Поэтому оставалось только сидеть в университетском кафетерии, развалившись на стуле рядом с великим Дином Раском, и пить стаканами «Дикую индюшку», пока не закончатся реверансы по случаю Дня права. После третьей моей ходки к багажнику агент, по всей очевидности, решил, что проще оставить мне ключи, чем каждые пятнадцать-двадцать минут привлекать к себе внимание, передавая их взад-вперед. Некоторый фаталистический смысл в этом был, потому что я давно уже мог бы сделать практически все что угодно с варварским содержимым его багажника, так что теперь-то переживать? Мы ведь провели вместе почти два дня, и агенты начинали понимать, что нет необходимости хвататься за оружие всякий раз, когда я заговаривал про кровь на руках Дина Раска или про то, как легко мне было бы махнуть тесаком и оттяпать ему уши. Большинство агентов спецслужб ведут очень защищенный образ жизни и начинают нервничать, когда слышат подобные разговоры от крупного незнакомца, который умудрился спрятать, по всей видимости, бездонный запас виски прямо у них в арсенале. Не самая ординарная ситуация в жизни спецслужб: особенно тогда, когда у этого алкоголика, который то и дело говорит, что пройдется ножом по голове бывшего госсекретаря, досье с красным флажком в штаб-квартире и ключи от машины спецслужб в кармане.
Когда я вернулся после четвертой или пятой ходки к машине, Картер уже выступал. Я старался сохранить кусочек лимона на ободке стакана, чтобы он выглядел как у всех остальных в зале. Но Джимми Кинг начал дергаться из-за запаха.
– Черт побери, Хантер, полкомнаты уже винокуренным заводом воняет!
– Фигня, – ответил я. – Это вонь крови.
Кинг поморщился, и мне показалось, голова Раска дернулась в мою сторону, но, видно, старик передумал. По меньшей мере два часа он слушал гадости про кровь, доносившиеся из-за его плеча, где, как он знал, находился «стол Кеннеди». Но зачем группе агентов спецслужб и личным помощникам сенатора Кеннеди так о нем высказываться? И почему вокруг витает крепкий запах виски? Они что, все пьяны?
Не все, но я быстро сокращал разрыв, и остальные подвергались воздействию паров так долго, что по их смеху я определил: даже агенты спецслужб ведут себя несколько странно. Может, сказывалось своего рода контактное опьянение в сочетании с парами и адской заунывностью выступлений. Мы все были в одной западне, и остальным не нравилось тут так же, как и мне.
Не знаю наверняка, когда начал прислушиваться к словам Картера, но в какой-то момент, минут через десять после начала речи, я заметил значительную разницу в стиле и тоне шума, исходящего от стола ораторов, и впервые за весь день поймал себя на том, что слушаю.

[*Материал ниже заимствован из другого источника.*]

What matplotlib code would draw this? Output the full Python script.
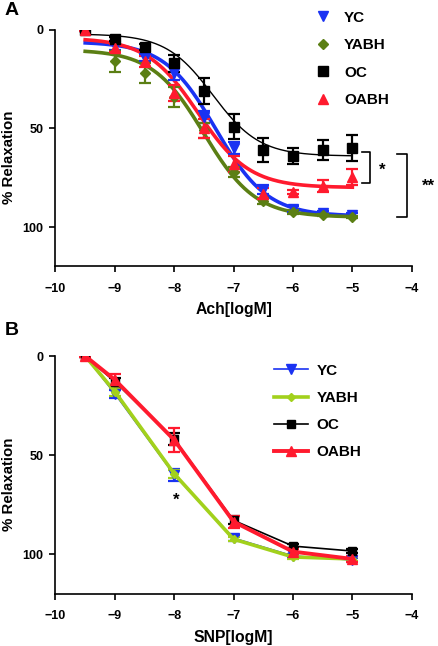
import numpy as np
import matplotlib
matplotlib.use("Agg")
import matplotlib.pyplot as plt
from matplotlib.lines import Line2D

plt.rcParams['font.family'] = ['Liberation Sans', 'DejaVu Sans']
plt.rcParams['font.weight'] = 'bold'

# ---------------- Panel A data (Ach) ----------------
ach_x = [-9.5, -9, -8.5, -8, -7.5, -7, -6.5, -6, -5.5, -5]
groups = ['YC', 'YABH', 'OC', 'OABH']
ach_yc = [0, 8, 14, 22, 44, 60, 81, 91, 93, 94]
ach_yc_err = [0.5, 2, 2, 3.5, 3, 3, 2.5, 1.5, 1, 1]
ach_yabh = [0, 16, 22, 34, 51, 72, 87, 92.5, 94, 95]
ach_yabh_err = [0.5, 5.5, 5, 5, 4, 2.5, 1.5, 1, 0.5, 0.5]
ach_oc = [0, 4.7, 8.5, 17, 31, 49, 61, 64, 61, 60]
ach_oc_err = [0.5, 1, 1.5, 4.5, 6.5, 6.5, 6, 4, 5, 6.5]
ach_oabh = [0, 9, 16, 32, 50, 68, 83, 82, 79, 74.5]
ach_oabh_err = [0.5, 2, 3, 4, 5, 4, 3, 1, 3, 4]
# fitted sigmoid parameters: [low, high, logEC50, hill]
fit_yc = [6, 94.5, -7.3, 1.0]
fit_yabh = [10, 95, -7.5, 1.0]
fit_oc = [2, 64, -7.35, 1.1]
fit_oabh = [4, 80, -7.6, 1.0]

# ---------------- Panel B data (SNP) ----------------
snp_x = [-9.5, -9, -8, -7, -6, -5]
snp_yc = [0, 19, 60, 92, 101, 103]
snp_yc_err = [0.5, 2, 3, 1.5, 1, 1]
snp_yabh = [0, 18, 59.5, 92.5, 101.5, 102.5]
snp_yabh_err = [0.5, 2, 2, 1, 1, 1]
snp_oc = [0, 13, 42, 83, 96, 98.5]
snp_oc_err = [0.5, 2, 3, 2, 1, 1]
snp_oabh = [0, 12, 42.4, 83.7, 98.8, 102.5]
snp_oabh_err = [0.5, 3, 6, 3, 1.5, 1.5]

x_ticks = [-10, -9, -8, -7, -6, -5, -4]
y_ticks = [0, 50, 100]

BLUE = '#1a32f2'
OLIVE = '#5b7f14'
BLACK = '#000000'
RED = '#ff1a2e'
YGREEN = '#a2d11c'

fig = plt.figure(figsize=(4.38, 6.46), dpi=100)
axA = fig.add_axes([0.1267, 0.5876, 0.8133, 0.366])
axB = fig.add_axes([0.1267, 0.0811, 0.8133, 0.3678])


def style_axis(ax, xlabel):
    ax.set_xlim(-10, -4)
    ax.set_ylim(120, 0)
    ax.set_xticks(x_ticks)
    ax.set_yticks(y_ticks)
    for s in ['top', 'right']:
        ax.spines[s].set_visible(False)
    for s in ['left', 'bottom']:
        ax.spines[s].set_linewidth(1.2)
    ax.tick_params(axis='both', width=1.2, length=4.5, labelsize=9)
    ax.tick_params(axis='x', pad=7.5)
    ax.tick_params(axis='y', pad=4)
    for lab in ax.get_xticklabels() + ax.get_yticklabels():
        lab.set_fontweight('bold')
    ax.set_xlabel(xlabel, fontsize=11.3, fontweight='bold')
    ax.set_ylabel('% Relaxation', fontsize=10.8, fontweight='bold')
    ax.xaxis.set_label_coords(0.5, -0.152)
    ax.yaxis.set_label_coords(-0.11, 0.46)


def sigmoid(x, p):
    low, high, ec, h = p
    return low + (high - low) / (1 + 10 ** ((ec - x) * h))


# ---------------- Panel A ----------------
xs = np.linspace(ach_x[0], ach_x[-1], 300)
specA = [
    (ach_yc, ach_yc_err, fit_yc, BLUE, 'v', 7.5, 2.6),
    (ach_yabh, ach_yabh_err, fit_yabh, OLIVE, 'D', 5.5, 2.6),
    (ach_oc, ach_oc_err, fit_oc, BLACK, 's', 7, 1.0),
    (ach_oabh, ach_oabh_err, fit_oabh, RED, '^', 7.5, 2.6),
]
for y, e, p, c, m, ms, lw in specA:
    axA.plot(xs, sigmoid(xs, p), color=c, lw=lw, zorder=2)
    axA.errorbar(ach_x, y, yerr=e, fmt=m, color=c, ms=ms, elinewidth=1.6,
                 capsize=4, capthick=1.6, zorder=3)

style_axis(axA, 'Ach[logM]')

handlesA = [Line2D([], [], ls='none', marker=m, color=c, ms=ms)
            for (_, _, _, c, m, ms, _) in specA]
legA = axA.legend(handlesA, groups, loc='upper left', bbox_to_anchor=(0.69, 1.14),
                  frameon=False, handlelength=1.0, handletextpad=0.9,
                  labelspacing=0.88, prop={'size': 11, 'weight': 'bold'})

# significance brackets
axA.plot([-4.83, -4.71, -4.71, -4.83], [61.8, 61.8, 77.8, 77.8], color='black',
         lw=1.2, clip_on=False)
axA.text(-4.49, 71, '*', fontsize=12, fontweight='bold', ha='center', va='center')
axA.plot([-4.24, -4.08, -4.08, -4.24], [63, 63, 94.8, 94.8], color='black',
         lw=1.2, clip_on=False)
axA.text(-3.72, 79.5, '**', fontsize=12, fontweight='bold', ha='center', va='center',
         clip_on=False)

# ---------------- Panel B ----------------
specB = [
    (snp_yc, snp_yc_err, BLUE, 'v', 6.5, 1.2),
    (snp_yabh, snp_yabh_err, YGREEN, 'D', 4.5, 2.6),
    (snp_oc, snp_oc_err, BLACK, 's', 6, 1.2),
    (snp_oabh, snp_oabh_err, RED, '^', 7, 2.8),
]
for y, e, c, m, ms, lw in specB:
    axB.errorbar(snp_x, y, yerr=e, fmt='-' + m, color=c, ms=ms, lw=lw,
                 elinewidth=1.6, capsize=4, capthick=1.6)

style_axis(axB, 'SNP[logM]')
handlesB = [Line2D([], [], ls='-', lw=lw, marker=m, color=c, ms=ms)
            for (_, _, c, m, ms, lw) in specB]
axB.legend(handlesB, groups, loc='upper left', bbox_to_anchor=(0.575, 1.025),
           frameon=False, handlelength=2.2, handletextpad=0.6,
           labelspacing=0.86, prop={'size': 11, 'weight': 'bold'})
axB.text(-7.97, 73, '*', fontsize=12, fontweight='bold', ha='center', va='center')

# panel labels
fig.text(0.01, 0.997, 'A', fontsize=14, fontweight='bold', ha='left', va='top')
fig.text(0.01, 0.502, 'B', fontsize=14, fontweight='bold', ha='left', va='top')

fig.savefig('out.png', dpi=100)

Картер начал с нескольких безобидных шуток про тех, кто почитают за Честь платить десять-двенадцать долларов за то, чтобы послушать, как выступает Кеннеди, а вот он сам может заставить себя слушать, только если к речи прилагается дармовой ланч. Аудитория несколько раз вежливо посмеялась, но через четверть часа зал охватило некоторое смущение, и уже никто не смеялся. На тот момент все мы были еще при впечатлении, что «замечания» Картера сведутся к нескольким минутам дружеской болтовни про юридический факультет, толике похвал по адресу Раска и расшаркиваниям по адресу Кеннеди.

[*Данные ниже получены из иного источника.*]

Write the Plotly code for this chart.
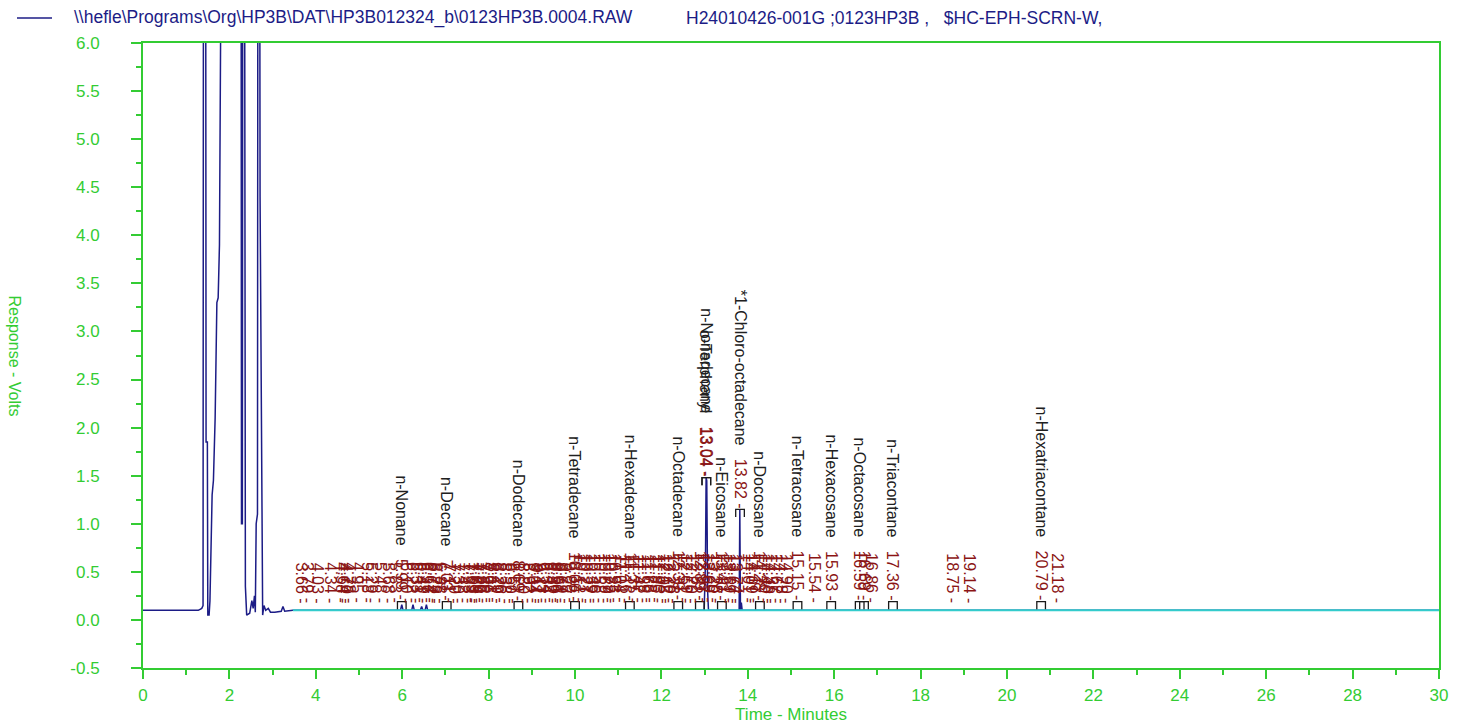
import plotly.graph_objects as go

# ---------------- data ----------------
file_name = r"\\hefle\Programs\Org\HP3B\DAT\HP3B012324_b\0123HP3B.0004.RAW"
sample_info = "H24010426-001G ;0123HP3B ,\u00a0\u00a0\u00a0$HC-EPH-SCRN-W,"

# chromatogram (minutes, volts); values above 6 are off-scale solvent peaks
time_min = [0.00, 1.28, 1.36, 1.39, 1.40, 1.45, 1.46, 1.49, 1.50, 1.53, 1.55, 1.60, 1.63,
            1.67, 1.71, 1.74, 1.77, 1.82, 2.27, 2.28, 2.30, 2.31, 2.35, 2.37, 2.40, 2.47,
            2.52, 2.55, 2.58, 2.60, 2.62, 2.65, 2.66, 2.70, 2.71, 2.74, 2.77, 2.80, 2.84,
            2.90, 2.95, 3.05, 3.20, 3.24, 3.28, 3.47, 5.96, 5.99, 6.02, 6.22, 6.25, 6.28,
            6.42, 6.45, 6.48, 6.53, 6.56, 6.59, 12.99, 13.02, 13.035, 13.05, 13.07, 13.09,
            13.80, 13.815, 13.83, 13.85, 13.87, 30.00]
response_v = [0.10, 0.10, 0.12, 0.15, 8.00, 8.00, 1.85, 1.85, 0.05, 0.05, 0.20, 1.30, 1.45,
              2.10, 3.30, 3.35, 3.90, 8.00, 8.00, 1.00, 1.00, 8.00, 8.00, 0.35, 0.05, 0.07,
              0.20, 0.12, 0.25, 0.08, 1.00, 1.10, 8.00, 8.00, 4.40, 2.00, 0.05, 0.15, 0.10,
              0.12, 0.08, 0.08, 0.09, 0.14, 0.09, 0.10, 0.10, 0.16, 0.10, 0.10, 0.16, 0.10,
              0.10, 0.14, 0.10, 0.10, 0.16, 0.10, 0.10, 0.60, 1.48, 1.45, 0.30, 0.10,
              0.10, 1.15, 0.10, 0.18, 0.10, 0.10]

# fitted baseline
baseline_start = 3.47
baseline_end = 30.0
baseline_level = 0.10

# identified peaks
named_rt = [5.99, 7.03, 8.69, 10.00, 11.27, 12.39, 12.89, 13.04, 13.04, 13.40, 13.82,
            14.28, 15.15, 15.93, 16.59, 16.69, 17.36, 20.79]
named_names = ["n-Nonane", "n-Decane", "n-Dodecane", "n-Tetradecane", "n-Hexadecane",
               "n-Octadecane", "", "n-Nonadecane", "o-Terphenyl", "n-Eicosane",
               "*1-Chloro-octadecane", "n-Docosane", "n-Tetracosane", "n-Hexacosane",
               "n-Octacosane", "", "n-Triacontane", "n-Hexatriacontane"]
named_height = [0.19, 0.19, 0.19, 0.19, 0.19, 0.19, 0.19, 1.48, 1.48, 0.19, 1.15,
                0.19, 0.19, 0.19, 0.19, 0.19, 0.19, 0.19]

# other integrated peaks (retention times)
other_rt = [3.66, 3.79, 4.03, 4.34, 4.58, 4.64, 4.70, 4.78, 4.95, 5.18, 5.29, 5.48, 5.68,
            5.83, 6.10, 6.22, 6.33, 6.41, 6.49, 6.57, 6.64, 6.72, 6.76, 6.88, 7.11, 7.20,
            7.30, 7.42, 7.53, 7.59, 7.63, 7.69, 7.74, 7.80, 7.88, 7.96, 8.03, 8.11, 8.20,
            8.26, 8.38, 8.50, 8.57, 8.80, 8.92, 9.04, 9.11, 9.17, 9.23, 9.34, 9.42, 9.50,
            9.56, 9.61, 9.69, 9.77, 9.88, 10.12, 10.21, 10.27, 10.39, 10.46, 10.58, 10.69,
            10.77, 10.85, 10.93, 11.04, 11.16, 11.35, 11.47, 11.58, 11.66, 11.75, 11.85,
            11.93, 12.05, 12.12, 12.20, 12.28, 12.51, 12.59, 12.70, 12.82, 12.97, 13.09,
            13.20, 13.28, 13.51, 13.59, 13.67, 13.74, 14.01, 14.09, 14.17, 14.40, 14.48,
            14.55, 14.67, 14.78, 14.90, 15.54, 16.86, 18.75, 19.14, 21.18]

x_ticks = list(range(0, 31, 2))
y_ticks = [-0.5, 0.0, 0.5, 1.0, 1.5, 2.0, 2.5, 3.0, 3.5, 4.0, 4.5, 5.0, 5.5, 6.0]

# ---------------- style ----------------
GREEN = "#33CC33"
NAVY = "#1C1C86"
TEAL = "#33CCCC"
RED = "#8B1414"
FONT = "Liberation Sans"
ML, MR, MT, MB = 143, 22, 43, 58
PW, PH = 1461 - ML - MR, 726 - MT - MB


def px_x(px):
    return (px - ML) / PW


def px_y(py):
    return 1 + (MT - py) / PH


fig = go.Figure()

fig.add_trace(go.Scatter(x=time_min, y=response_v, mode="lines", name=file_name,
                         line=dict(color=NAVY, width=1.5), showlegend=False,
                         hoverinfo="x+y"))
fig.add_trace(go.Scatter(x=[baseline_start, baseline_end],
                         y=[baseline_level, baseline_level], mode="lines",
                         line=dict(color=TEAL, width=2), showlegend=False))

# peak brackets
half_w = 0.1
bx, by = [], []
for rt, h in zip(named_rt, named_height):
    bx += [rt - half_w, rt - half_w, rt + half_w, rt + half_w, None]
    by += [h - 0.08, h, h, h - 0.08, None]
fig.add_trace(go.Scatter(x=bx, y=by, mode="lines", line=dict(color="#1A1A1A", width=1.3),
                         showlegend=False, hoverinfo="skip"))

annotations = []
lab_font = dict(family=FONT, size=16, color=RED)
for rt in other_rt:
    annotations.append(dict(x=rt, y=baseline_level, xref="x", yref="y",
                            text=f"{rt:.2f} -", textangle=90, showarrow=False,
                            xanchor="center", yanchor="bottom", yshift=6,
                            borderpad=0, font=lab_font))
for rt, name, h in zip(named_rt, named_names, named_height):
    num = f"<span style='color:{RED}'>{rt:.2f} -</span>"
    txt = (name + "\u00a0\u00a0\u00a0" + num) if name else num
    annotations.append(dict(x=rt, y=h, xref="x", yref="y", text=txt, textangle=90,
                            showarrow=False, xanchor="center", yanchor="bottom",
                            yshift=0, borderpad=0,
                            font=dict(family=FONT, size=16, color="#202020")))

# header (legend entry) and y title
annotations.append(dict(x=px_x(72), y=px_y(18), xref="paper", yref="paper",
                        text=file_name, showarrow=False, xanchor="left",
                        yanchor="middle", font=dict(family=FONT, size=17.5, color=NAVY)))
annotations.append(dict(x=px_x(684), y=px_y(18), xref="paper", yref="paper",
                        text=sample_info, showarrow=False, xanchor="left",
                        yanchor="middle", font=dict(family=FONT, size=17.5, color=NAVY)))
annotations.append(dict(x=px_x(14), y=0.5, xref="paper", yref="paper",
                        text="Response - Volts", textangle=90, showarrow=False,
                        xanchor="center", yanchor="middle",
                        font=dict(family=FONT, size=16, color=GREEN)))

shapes = [dict(type="line", xref="paper", yref="paper", x0=px_x(17), x1=px_x(52),
               y0=px_y(18), y1=px_y(18), line=dict(color=NAVY, width=1.5))]

fig.update_layout(
    width=1461, height=726,
    margin=dict(l=ML, r=MR, t=MT, b=MB, autoexpand=False),
    paper_bgcolor="white", plot_bgcolor="white",
    font=dict(family=FONT),
    showlegend=False,
    annotations=annotations,
    shapes=shapes,
)
fig.update_xaxes(range=[0, 30], tickvals=x_ticks, ticktext=[str(v) for v in x_ticks],
                 ticks="outside", ticklen=9, tickwidth=2, tickcolor=GREEN,
                 minor=dict(dtick=1, ticks="outside", ticklen=5, tickwidth=2,
                            tickcolor=GREEN),
                 showline=True, linecolor=GREEN, linewidth=2, mirror=True,
                 showgrid=False, zeroline=False,
                 tickfont=dict(family=FONT, size=17, color=GREEN),
                 ticklabelstandoff=2,
                 title=dict(text="Time - Minutes", standoff=4,
                            font=dict(family=FONT, size=17, color=GREEN)))
fig.update_yaxes(range=[-0.5, 6.0], tickvals=y_ticks,
                 ticktext=[f"{v:.1f}" for v in y_ticks],
                 ticks="outside", ticklen=10, tickwidth=2, tickcolor=GREEN,
                 minor=dict(dtick=0.25, ticks="outside", ticklen=5, tickwidth=2,
                            tickcolor=GREEN),
                 showline=True, linecolor=GREEN, linewidth=2, mirror=True,
                 showgrid=False, zeroline=False,
                 tickfont=dict(family=FONT, size=17, color=GREEN),
                 ticklabelstandoff=28)

fig.write_html("out.html",
               config={"displayModeBar": False},
               post_script="document.body.style.margin='0px';"
                           "document.body.style.overflow='hidden';")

Но мы ошиблись, и напряжение в зале нарастало по мере того, как все больше людей это понимало. Очень немногие, если вообще кто-то, поддерживал Картера, когда он выиграл губернаторство, а сейчас, когда почти закончился его первый срок и закон не позволял ему баллотироваться снова, они полагали, что он чинно удалится и вернется к выращиванию арахиса. Если бы он избрал эту церемонию, чтобы объявить, что решил баллотироваться в президенты в 76-м, реакцией почти наверняка стала бы рябь вежливого смеха, потому что все бы поняли, что он шутит. Картер был сносным губернатором, и что с того? В конце-то концов, мы в Джорджии, а, кроме того, у Юга уже есть один губернатор, баллотирующийся в президенты. Весной 74-го Джордж Уоллес был фигурой национального масштаба. В 1972-м он уже основательно качнул лодку под названием Национальный номинационный комитет демократической партии, и когда заявил, что планирует сделать это снова в 76-м, его слова восприняли очень серьезно.

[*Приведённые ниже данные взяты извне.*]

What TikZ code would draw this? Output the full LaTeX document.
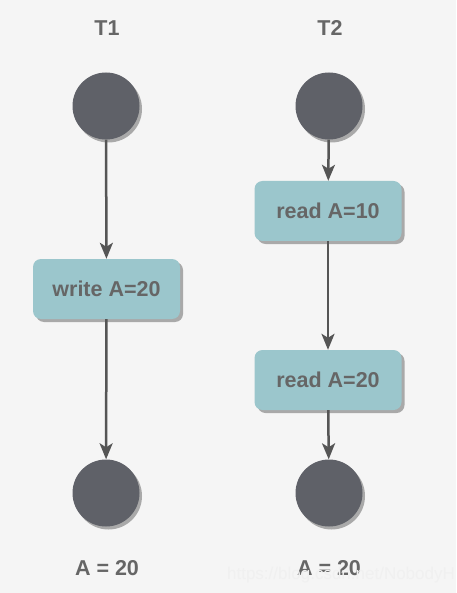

И я тоже, возможно, похмыкал бы с остальными, если бы Картер сказал что-то про президентство в начале своих «замечаний», но посерьезнел бы, если бы он сказал про него в конце. Потому что это была чертовски классная речь, и к тому времени, когда она закончилась, она проняла всех в зале. Никто как будто не знал, как к ней относиться, но собравшиеся вполне отдавали себе отчет, что именно услышали.
Я слышал сотни речей кандидатов и политиков всех мастей – обычно против моей воли и, как правило, по тем же причинам, по какой вынужденно выслушал эту, – но никогда не сталкивался с образчиком политического красноречия, который бы произвел на меня впечатление большее, чем речь Джимми Картера в то майское воскресенье 1974 года. Речь продолжалась сорок пять минут и пять раз резко меняла курс, пока аудитория смущенно перешептывалась и поднимала брови, а самое примечательное в ней то, что этот образчик ораторского искусства производит огромное впечатление и в том случае, даже если не веришь, что Картер был искренен и правдив во всем, что говорил. С точки зрения исключительно контекста риторической драматургии и политического театра она стоит в одном ряду с обращением к Конгрессу в 1951 году генерала Дугласа Макартура о том, что «старые солдаты никогда не умирают», которое до сих пор является шедевром психопатической ахинеи.